**Collected data**
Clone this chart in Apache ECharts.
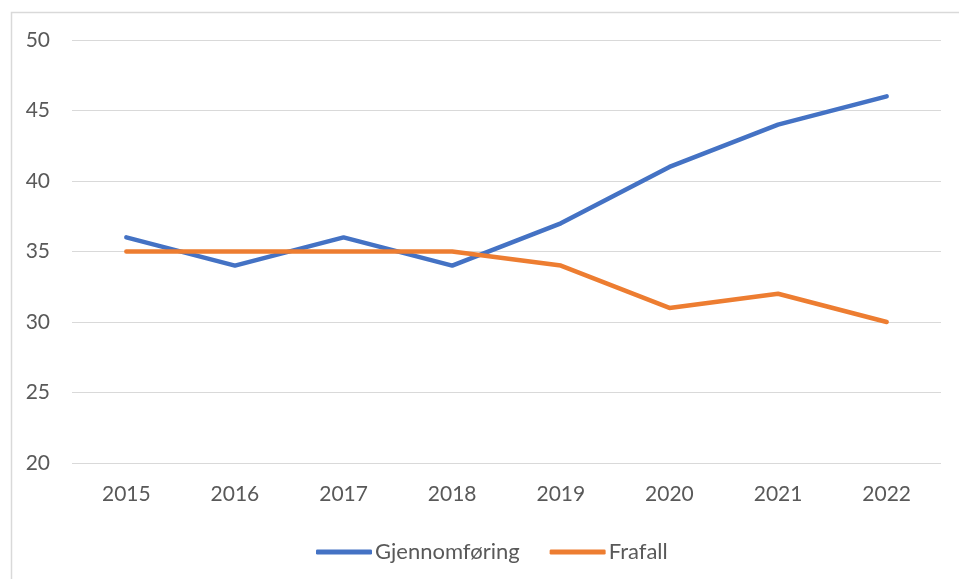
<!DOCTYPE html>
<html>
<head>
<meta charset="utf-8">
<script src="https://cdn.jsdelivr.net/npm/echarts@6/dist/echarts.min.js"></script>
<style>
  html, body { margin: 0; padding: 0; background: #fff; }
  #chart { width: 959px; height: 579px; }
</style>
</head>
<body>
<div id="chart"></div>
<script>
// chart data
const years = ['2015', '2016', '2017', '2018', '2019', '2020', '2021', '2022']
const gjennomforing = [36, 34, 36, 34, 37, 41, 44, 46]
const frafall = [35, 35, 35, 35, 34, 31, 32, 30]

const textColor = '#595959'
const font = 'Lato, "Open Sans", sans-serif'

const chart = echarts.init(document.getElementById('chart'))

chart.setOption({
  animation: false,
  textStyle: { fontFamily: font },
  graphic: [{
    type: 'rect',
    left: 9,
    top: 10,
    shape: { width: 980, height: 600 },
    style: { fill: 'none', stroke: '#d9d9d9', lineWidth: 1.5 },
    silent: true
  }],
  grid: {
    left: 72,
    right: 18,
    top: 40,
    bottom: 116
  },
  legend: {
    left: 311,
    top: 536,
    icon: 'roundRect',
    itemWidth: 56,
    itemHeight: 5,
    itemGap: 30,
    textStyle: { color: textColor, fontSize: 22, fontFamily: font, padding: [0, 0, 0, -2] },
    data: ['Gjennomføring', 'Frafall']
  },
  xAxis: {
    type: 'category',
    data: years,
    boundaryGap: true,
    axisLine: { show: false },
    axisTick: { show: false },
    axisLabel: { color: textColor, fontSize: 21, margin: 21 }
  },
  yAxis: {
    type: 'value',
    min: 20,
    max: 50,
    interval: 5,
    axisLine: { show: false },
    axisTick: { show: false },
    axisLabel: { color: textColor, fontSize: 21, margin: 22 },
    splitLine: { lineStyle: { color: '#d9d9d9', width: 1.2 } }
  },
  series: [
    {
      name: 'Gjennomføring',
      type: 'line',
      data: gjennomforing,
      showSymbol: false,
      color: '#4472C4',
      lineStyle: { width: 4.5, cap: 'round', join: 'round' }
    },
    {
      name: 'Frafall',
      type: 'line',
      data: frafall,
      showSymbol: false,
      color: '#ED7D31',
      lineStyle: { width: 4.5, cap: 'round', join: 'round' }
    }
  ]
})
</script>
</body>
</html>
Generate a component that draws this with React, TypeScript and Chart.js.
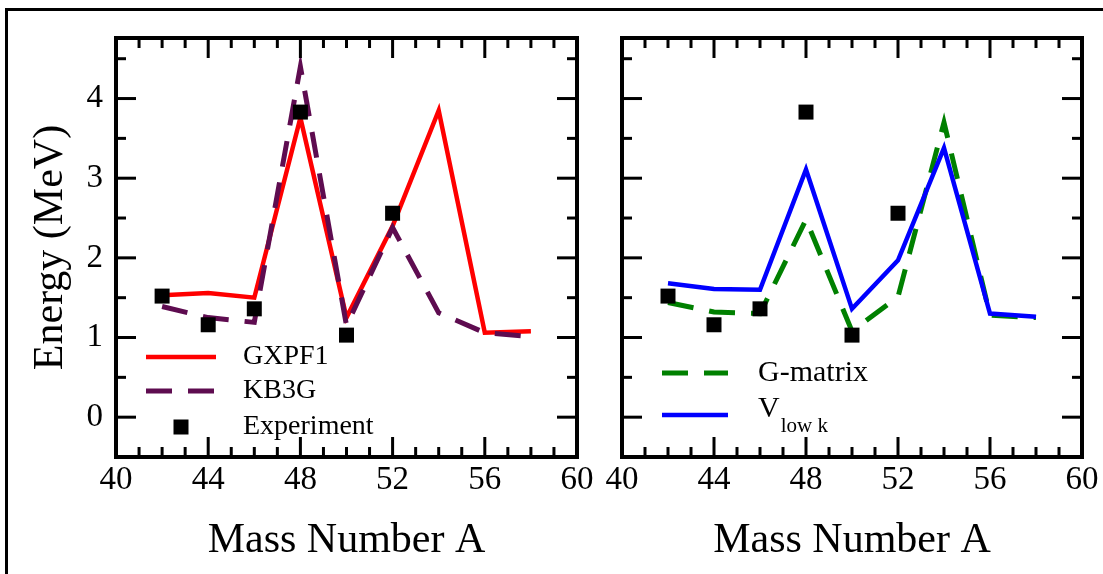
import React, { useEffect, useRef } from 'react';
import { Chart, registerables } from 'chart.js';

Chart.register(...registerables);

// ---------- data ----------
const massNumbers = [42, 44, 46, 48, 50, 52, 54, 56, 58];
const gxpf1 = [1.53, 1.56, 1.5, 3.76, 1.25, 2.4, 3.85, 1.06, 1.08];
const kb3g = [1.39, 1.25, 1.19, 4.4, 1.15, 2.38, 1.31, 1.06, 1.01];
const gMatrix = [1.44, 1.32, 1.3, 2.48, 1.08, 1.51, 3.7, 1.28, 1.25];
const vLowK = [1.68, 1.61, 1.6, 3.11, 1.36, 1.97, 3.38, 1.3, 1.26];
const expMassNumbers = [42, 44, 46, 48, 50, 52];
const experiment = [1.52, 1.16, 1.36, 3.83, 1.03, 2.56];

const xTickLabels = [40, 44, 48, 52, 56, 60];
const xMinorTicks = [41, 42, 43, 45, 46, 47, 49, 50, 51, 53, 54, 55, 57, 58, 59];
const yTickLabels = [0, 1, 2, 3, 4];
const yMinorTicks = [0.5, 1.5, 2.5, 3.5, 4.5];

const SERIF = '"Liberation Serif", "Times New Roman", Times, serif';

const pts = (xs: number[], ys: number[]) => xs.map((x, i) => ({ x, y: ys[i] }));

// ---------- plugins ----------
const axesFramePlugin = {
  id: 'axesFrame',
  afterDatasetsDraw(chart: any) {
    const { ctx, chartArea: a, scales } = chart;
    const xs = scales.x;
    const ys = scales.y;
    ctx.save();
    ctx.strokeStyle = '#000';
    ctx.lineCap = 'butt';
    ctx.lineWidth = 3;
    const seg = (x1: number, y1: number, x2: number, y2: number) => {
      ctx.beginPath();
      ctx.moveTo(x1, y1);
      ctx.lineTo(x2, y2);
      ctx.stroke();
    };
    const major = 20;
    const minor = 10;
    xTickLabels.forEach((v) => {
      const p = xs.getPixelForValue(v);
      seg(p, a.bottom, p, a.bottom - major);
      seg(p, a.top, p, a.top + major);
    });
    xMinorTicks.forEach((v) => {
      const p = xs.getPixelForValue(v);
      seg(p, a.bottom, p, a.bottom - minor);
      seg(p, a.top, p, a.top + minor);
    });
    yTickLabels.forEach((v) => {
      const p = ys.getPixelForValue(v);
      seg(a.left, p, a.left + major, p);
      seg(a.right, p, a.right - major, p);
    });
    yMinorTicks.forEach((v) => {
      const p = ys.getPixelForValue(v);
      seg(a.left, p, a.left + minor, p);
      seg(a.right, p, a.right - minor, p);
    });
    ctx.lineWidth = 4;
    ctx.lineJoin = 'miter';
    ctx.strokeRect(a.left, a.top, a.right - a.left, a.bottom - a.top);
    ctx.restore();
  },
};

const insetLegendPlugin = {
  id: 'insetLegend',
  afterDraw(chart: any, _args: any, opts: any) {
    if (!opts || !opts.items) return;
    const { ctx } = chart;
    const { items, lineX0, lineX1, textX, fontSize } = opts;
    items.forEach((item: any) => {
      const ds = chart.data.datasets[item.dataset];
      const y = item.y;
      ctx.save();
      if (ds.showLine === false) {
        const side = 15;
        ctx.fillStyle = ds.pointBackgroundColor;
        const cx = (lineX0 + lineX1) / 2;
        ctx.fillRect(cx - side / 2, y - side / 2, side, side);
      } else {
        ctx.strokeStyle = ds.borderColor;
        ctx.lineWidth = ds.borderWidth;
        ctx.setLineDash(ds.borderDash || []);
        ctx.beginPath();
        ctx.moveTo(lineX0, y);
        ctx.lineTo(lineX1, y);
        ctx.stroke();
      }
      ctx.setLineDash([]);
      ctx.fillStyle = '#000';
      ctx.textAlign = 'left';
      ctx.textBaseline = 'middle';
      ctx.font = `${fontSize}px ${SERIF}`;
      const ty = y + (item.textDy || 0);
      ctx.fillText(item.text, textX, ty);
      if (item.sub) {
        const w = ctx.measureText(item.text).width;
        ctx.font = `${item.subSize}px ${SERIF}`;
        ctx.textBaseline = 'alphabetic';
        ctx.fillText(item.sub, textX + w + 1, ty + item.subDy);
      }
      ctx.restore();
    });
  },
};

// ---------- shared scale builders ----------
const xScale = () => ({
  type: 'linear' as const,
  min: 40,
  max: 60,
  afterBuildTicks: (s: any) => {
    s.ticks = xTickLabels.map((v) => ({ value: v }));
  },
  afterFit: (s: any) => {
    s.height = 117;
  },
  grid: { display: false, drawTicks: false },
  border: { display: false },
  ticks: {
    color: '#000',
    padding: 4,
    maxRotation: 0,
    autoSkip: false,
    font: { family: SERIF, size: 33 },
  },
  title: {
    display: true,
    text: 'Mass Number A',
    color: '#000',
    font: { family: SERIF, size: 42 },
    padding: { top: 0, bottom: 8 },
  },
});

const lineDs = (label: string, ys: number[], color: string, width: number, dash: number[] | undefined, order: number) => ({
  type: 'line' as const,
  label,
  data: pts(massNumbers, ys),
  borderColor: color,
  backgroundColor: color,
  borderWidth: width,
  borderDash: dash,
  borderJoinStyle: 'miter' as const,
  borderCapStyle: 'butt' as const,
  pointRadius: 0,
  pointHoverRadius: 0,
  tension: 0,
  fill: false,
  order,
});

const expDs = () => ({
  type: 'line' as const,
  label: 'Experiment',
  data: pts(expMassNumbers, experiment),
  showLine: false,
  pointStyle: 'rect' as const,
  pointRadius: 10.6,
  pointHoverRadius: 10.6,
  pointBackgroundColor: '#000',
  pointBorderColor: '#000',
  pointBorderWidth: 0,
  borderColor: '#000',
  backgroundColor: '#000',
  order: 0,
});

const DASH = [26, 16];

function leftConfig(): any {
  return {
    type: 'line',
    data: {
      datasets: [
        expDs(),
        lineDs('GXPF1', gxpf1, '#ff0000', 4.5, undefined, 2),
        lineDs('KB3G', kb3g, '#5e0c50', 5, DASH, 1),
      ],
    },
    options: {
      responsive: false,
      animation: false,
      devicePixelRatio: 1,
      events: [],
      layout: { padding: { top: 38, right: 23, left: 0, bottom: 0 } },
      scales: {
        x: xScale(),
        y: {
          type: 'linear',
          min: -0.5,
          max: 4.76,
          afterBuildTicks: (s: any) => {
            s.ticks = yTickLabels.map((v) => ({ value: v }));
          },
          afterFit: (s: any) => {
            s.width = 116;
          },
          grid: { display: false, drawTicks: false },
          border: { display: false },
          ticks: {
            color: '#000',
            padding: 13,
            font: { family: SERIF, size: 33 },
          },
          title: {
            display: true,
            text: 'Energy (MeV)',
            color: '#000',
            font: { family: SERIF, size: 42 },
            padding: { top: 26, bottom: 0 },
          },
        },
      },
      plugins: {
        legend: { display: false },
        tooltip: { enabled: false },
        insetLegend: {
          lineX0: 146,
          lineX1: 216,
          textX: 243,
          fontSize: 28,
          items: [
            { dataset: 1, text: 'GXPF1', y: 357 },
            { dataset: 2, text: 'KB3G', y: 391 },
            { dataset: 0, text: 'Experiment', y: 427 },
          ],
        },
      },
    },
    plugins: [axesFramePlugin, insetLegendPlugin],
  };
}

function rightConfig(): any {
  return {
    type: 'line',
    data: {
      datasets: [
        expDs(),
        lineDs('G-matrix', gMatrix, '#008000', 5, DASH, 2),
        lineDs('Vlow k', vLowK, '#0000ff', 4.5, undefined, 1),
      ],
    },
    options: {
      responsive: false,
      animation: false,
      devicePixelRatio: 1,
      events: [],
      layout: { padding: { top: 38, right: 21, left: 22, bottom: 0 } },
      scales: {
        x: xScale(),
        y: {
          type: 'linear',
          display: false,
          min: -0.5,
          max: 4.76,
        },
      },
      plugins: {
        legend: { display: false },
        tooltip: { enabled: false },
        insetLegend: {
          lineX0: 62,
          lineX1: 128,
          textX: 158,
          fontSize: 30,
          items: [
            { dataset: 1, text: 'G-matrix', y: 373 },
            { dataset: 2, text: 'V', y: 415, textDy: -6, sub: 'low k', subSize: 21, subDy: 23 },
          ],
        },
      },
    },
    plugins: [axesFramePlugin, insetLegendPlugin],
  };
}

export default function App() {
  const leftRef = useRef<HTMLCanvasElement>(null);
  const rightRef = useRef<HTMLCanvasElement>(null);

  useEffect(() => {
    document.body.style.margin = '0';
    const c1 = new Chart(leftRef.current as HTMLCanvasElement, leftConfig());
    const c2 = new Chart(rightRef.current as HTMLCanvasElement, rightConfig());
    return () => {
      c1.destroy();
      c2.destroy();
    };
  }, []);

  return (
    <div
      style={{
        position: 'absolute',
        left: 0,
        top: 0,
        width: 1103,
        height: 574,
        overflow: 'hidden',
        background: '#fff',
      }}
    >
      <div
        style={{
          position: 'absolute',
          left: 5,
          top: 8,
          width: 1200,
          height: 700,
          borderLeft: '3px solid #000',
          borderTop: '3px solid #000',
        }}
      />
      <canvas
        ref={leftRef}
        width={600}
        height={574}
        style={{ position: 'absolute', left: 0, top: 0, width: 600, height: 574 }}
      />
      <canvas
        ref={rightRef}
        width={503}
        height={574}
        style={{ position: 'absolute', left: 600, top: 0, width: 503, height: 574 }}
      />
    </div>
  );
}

**Work to do**
Give again, exactly, the lines from the start of the data through the one holding "const chart = echarts.init(document.getElementById('chart'))"; omit the pictures.

**Full output**
Clone this chart in Apache ECharts.
<!DOCTYPE html>
<html>
<head>
<meta charset="utf-8">
<script src="https://cdn.jsdelivr.net/npm/echarts@6/dist/echarts.min.js"></script>
<style>
  html, body { margin: 0; padding: 0; background: #fff; }
  #chart { width: 959px; height: 579px; }
</style>
</head>
<body>
<div id="chart"></div>
<script>
// chart data
const years = ['2015', '2016', '2017', '2018', '2019', '2020', '2021', '2022']
const gjennomforing = [36, 34, 36, 34, 37, 41, 44, 46]
const frafall = [35, 35, 35, 35, 34, 31, 32, 30]

const textColor = '#595959'
const font = 'Lato, "Open Sans", sans-serif'

const chart = echarts.init(document.getElementById('chart'))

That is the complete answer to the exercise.